> Problem requirements
Output the material beneath this task exactly, images excluded.

"""

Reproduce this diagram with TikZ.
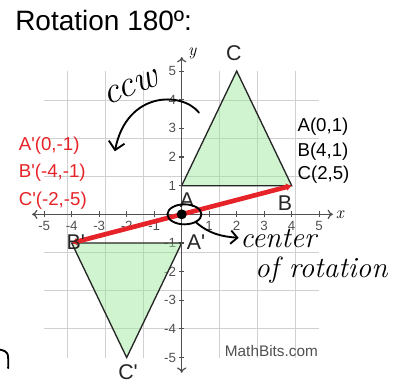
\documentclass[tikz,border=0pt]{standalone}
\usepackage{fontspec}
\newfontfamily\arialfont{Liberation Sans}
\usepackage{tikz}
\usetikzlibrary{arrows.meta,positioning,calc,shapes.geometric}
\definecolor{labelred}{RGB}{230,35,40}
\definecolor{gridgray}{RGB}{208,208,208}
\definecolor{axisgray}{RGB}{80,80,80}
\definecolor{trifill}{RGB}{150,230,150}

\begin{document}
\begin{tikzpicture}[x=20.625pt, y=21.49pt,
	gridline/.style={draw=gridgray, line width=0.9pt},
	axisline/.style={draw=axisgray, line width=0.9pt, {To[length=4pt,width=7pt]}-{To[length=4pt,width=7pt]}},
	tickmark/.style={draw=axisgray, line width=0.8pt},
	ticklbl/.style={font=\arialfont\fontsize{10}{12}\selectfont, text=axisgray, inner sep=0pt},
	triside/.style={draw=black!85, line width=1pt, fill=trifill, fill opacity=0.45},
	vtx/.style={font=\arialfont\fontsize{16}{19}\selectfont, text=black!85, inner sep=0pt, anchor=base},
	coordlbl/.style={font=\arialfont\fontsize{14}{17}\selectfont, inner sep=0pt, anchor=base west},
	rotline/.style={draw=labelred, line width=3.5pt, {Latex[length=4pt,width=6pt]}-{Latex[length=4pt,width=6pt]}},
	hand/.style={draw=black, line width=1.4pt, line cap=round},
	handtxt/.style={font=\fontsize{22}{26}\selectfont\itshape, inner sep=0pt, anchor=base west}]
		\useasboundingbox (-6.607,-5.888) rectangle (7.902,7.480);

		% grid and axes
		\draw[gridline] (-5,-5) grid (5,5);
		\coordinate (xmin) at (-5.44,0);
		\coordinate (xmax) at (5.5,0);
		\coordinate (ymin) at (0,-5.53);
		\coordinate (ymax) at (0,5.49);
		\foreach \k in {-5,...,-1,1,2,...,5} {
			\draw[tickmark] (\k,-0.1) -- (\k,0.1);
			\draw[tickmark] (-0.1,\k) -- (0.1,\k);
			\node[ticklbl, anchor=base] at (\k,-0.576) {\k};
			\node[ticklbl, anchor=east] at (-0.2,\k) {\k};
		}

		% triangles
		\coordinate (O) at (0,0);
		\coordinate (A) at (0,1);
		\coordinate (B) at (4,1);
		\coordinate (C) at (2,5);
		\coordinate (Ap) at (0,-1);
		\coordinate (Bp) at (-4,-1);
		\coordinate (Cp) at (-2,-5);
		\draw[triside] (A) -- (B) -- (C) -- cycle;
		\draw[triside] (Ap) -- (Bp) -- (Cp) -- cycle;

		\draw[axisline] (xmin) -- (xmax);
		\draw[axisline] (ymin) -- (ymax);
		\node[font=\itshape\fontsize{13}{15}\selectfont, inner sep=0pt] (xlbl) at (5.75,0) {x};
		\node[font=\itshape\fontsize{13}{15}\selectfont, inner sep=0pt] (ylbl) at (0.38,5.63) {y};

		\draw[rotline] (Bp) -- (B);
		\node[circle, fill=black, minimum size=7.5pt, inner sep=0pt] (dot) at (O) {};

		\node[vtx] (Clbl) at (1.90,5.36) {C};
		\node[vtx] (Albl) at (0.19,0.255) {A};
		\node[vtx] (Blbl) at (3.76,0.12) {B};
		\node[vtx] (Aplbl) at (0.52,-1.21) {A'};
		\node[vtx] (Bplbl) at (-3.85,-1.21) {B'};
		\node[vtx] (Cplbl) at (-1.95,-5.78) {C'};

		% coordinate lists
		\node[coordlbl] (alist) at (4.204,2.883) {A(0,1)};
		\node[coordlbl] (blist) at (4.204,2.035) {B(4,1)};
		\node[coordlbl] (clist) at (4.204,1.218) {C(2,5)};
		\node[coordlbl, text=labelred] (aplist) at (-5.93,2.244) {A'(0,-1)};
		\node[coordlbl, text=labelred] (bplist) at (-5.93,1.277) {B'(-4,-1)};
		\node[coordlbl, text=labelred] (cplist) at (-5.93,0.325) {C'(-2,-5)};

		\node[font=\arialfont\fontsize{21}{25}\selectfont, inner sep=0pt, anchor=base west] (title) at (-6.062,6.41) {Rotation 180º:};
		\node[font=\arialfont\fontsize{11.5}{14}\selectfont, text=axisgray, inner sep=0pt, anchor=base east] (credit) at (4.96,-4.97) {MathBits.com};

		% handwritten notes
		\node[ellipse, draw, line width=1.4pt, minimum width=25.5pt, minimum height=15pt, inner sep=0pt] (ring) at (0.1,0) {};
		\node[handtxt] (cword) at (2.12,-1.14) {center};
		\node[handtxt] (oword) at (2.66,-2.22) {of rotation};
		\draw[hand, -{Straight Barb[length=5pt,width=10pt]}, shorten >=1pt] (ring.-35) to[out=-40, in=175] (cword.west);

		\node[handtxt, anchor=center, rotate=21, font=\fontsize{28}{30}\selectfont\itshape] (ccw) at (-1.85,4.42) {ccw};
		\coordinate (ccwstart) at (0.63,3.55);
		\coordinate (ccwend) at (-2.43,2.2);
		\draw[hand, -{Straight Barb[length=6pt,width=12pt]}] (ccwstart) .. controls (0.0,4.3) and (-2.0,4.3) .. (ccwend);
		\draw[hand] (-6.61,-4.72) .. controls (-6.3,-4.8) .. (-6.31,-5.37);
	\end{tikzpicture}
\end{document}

"""

> Exercise result
Reproduce this diagram with TikZ.
\documentclass[tikz,border=0pt]{standalone}
\usepackage{fontspec}
\newfontfamily\arialfont{Liberation Sans}
\usepackage{tikz}
\usetikzlibrary{arrows.meta,positioning,calc,shapes.geometric}
\definecolor{labelred}{RGB}{230,35,40}
\definecolor{gridgray}{RGB}{208,208,208}
\definecolor{axisgray}{RGB}{80,80,80}
\definecolor{trifill}{RGB}{150,230,150}

\begin{document}
\begin{tikzpicture}[x=20.625pt, y=21.49pt,
	gridline/.style={draw=gridgray, line width=0.9pt},
	axisline/.style={draw=axisgray, line width=0.9pt, {To[length=4pt,width=7pt]}-{To[length=4pt,width=7pt]}},
	tickmark/.style={draw=axisgray, line width=0.8pt},
	ticklbl/.style={font=\arialfont\fontsize{10}{12}\selectfont, text=axisgray, inner sep=0pt},
	triside/.style={draw=black!85, line width=1pt, fill=trifill, fill opacity=0.45},
	vtx/.style={font=\arialfont\fontsize{16}{19}\selectfont, text=black!85, inner sep=0pt, anchor=base},
	coordlbl/.style={font=\arialfont\fontsize{14}{17}\selectfont, inner sep=0pt, anchor=base west},
	rotline/.style={draw=labelred, line width=3.5pt, {Latex[length=4pt,width=6pt]}-{Latex[length=4pt,width=6pt]}},
	hand/.style={draw=black, line width=1.4pt, line cap=round},
	handtxt/.style={font=\fontsize{22}{26}\selectfont\itshape, inner sep=0pt, anchor=base west}]
		\useasboundingbox (-6.607,-5.888) rectangle (7.902,7.480);

		% grid and axes
		\draw[gridline] (-5,-5) grid (5,5);
		\coordinate (xmin) at (-5.44,0);
		\coordinate (xmax) at (5.5,0);
		\coordinate (ymin) at (0,-5.53);
		\coordinate (ymax) at (0,5.49);
		\foreach \k in {-5,...,-1,1,2,...,5} {
			\draw[tickmark] (\k,-0.1) -- (\k,0.1);
			\draw[tickmark] (-0.1,\k) -- (0.1,\k);
			\node[ticklbl, anchor=base] at (\k,-0.576) {\k};
			\node[ticklbl, anchor=east] at (-0.2,\k) {\k};
		}

		% triangles
		\coordinate (O) at (0,0);
		\coordinate (A) at (0,1);
		\coordinate (B) at (4,1);
		\coordinate (C) at (2,5);
		\coordinate (Ap) at (0,-1);
		\coordinate (Bp) at (-4,-1);
		\coordinate (Cp) at (-2,-5);
		\draw[triside] (A) -- (B) -- (C) -- cycle;
		\draw[triside] (Ap) -- (Bp) -- (Cp) -- cycle;

		\draw[axisline] (xmin) -- (xmax);
		\draw[axisline] (ymin) -- (ymax);
		\node[font=\itshape\fontsize{13}{15}\selectfont, inner sep=0pt] (xlbl) at (5.75,0) {x};
		\node[font=\itshape\fontsize{13}{15}\selectfont, inner sep=0pt] (ylbl) at (0.38,5.63) {y};

		\draw[rotline] (Bp) -- (B);
		\node[circle, fill=black, minimum size=7.5pt, inner sep=0pt] (dot) at (O) {};

		\node[vtx] (Clbl) at (1.90,5.36) {C};
		\node[vtx] (Albl) at (0.19,0.255) {A};
		\node[vtx] (Blbl) at (3.76,0.12) {B};
		\node[vtx] (Aplbl) at (0.52,-1.21) {A'};
		\node[vtx] (Bplbl) at (-3.85,-1.21) {B'};
		\node[vtx] (Cplbl) at (-1.95,-5.78) {C'};

		% coordinate lists
		\node[coordlbl] (alist) at (4.204,2.883) {A(0,1)};
		\node[coordlbl] (blist) at (4.204,2.035) {B(4,1)};
		\node[coordlbl] (clist) at (4.204,1.218) {C(2,5)};
		\node[coordlbl, text=labelred] (aplist) at (-5.93,2.244) {A'(0,-1)};
		\node[coordlbl, text=labelred] (bplist) at (-5.93,1.277) {B'(-4,-1)};
		\node[coordlbl, text=labelred] (cplist) at (-5.93,0.325) {C'(-2,-5)};

		\node[font=\arialfont\fontsize{21}{25}\selectfont, inner sep=0pt, anchor=base west] (title) at (-6.062,6.41) {Rotation 180º:};
		\node[font=\arialfont\fontsize{11.5}{14}\selectfont, text=axisgray, inner sep=0pt, anchor=base east] (credit) at (4.96,-4.97) {MathBits.com};

		% handwritten notes
		\node[ellipse, draw, line width=1.4pt, minimum width=25.5pt, minimum height=15pt, inner sep=0pt] (ring) at (0.1,0) {};
		\node[handtxt] (cword) at (2.12,-1.14) {center};
		\node[handtxt] (oword) at (2.66,-2.22) {of rotation};
		\draw[hand, -{Straight Barb[length=5pt,width=10pt]}, shorten >=1pt] (ring.-35) to[out=-40, in=175] (cword.west);

		\node[handtxt, anchor=center, rotate=21, font=\fontsize{28}{30}\selectfont\itshape] (ccw) at (-1.85,4.42) {ccw};
		\coordinate (ccwstart) at (0.63,3.55);
		\coordinate (ccwend) at (-2.43,2.2);
		\draw[hand, -{Straight Barb[length=6pt,width=12pt]}] (ccwstart) .. controls (0.0,4.3) and (-2.0,4.3) .. (ccwend);
		\draw[hand] (-6.61,-4.72) .. controls (-6.3,-4.8) .. (-6.31,-5.37);
	\end{tikzpicture}
\end{document}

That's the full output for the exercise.